The depth and breadth of Ted’s contributions are reflected in the long list of honors conferred on him during his lifetime. He was an IBM fellow, an ACM fellow, and a fellow of the British Computer Society. He was also an elected member of both the National Academy of Engineering and the American Academy of Arts and Sciences. And, in 1981, he received the ACM Turing Award, the most prestigious award in the field of computer science. He also received numerous other professional awards.
Ted Codd was a genuine pioneer and an inspiration to everyone who had the good fortune and honor to know him and work with him. He was always scrupulous about crediting other people’s contributions, and, despite his huge achievements, he was careful never to make extravagant claims. For example, he would never claim that the relational model could solve all possible problems or that it would last forever. Yet those who truly understand that model believe that the class of problems it can solve is extraordinarily large and that it will endure for a very long time.

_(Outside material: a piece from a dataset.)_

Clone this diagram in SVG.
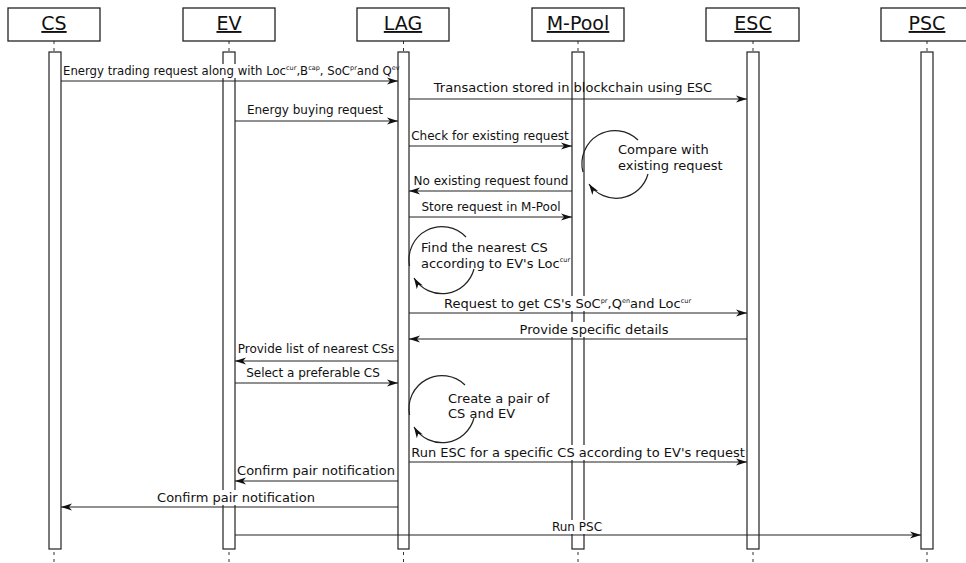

Systems will be built on the basis of Codd’s relational model as far out as anyone can see.
A native of England, Ted served in the Royal Air Force during World War II. He moved to the United States after the war and became a naturalized U.S. citizen. He held M.A. degrees in mathematics and chemistry from Oxford University and an M.S. and a Ph.D. in communication sciences from the University of Michigan. He is survived by his wife, Sharon; a daughter, Katherine; three sons, Ronald, Frank, and David;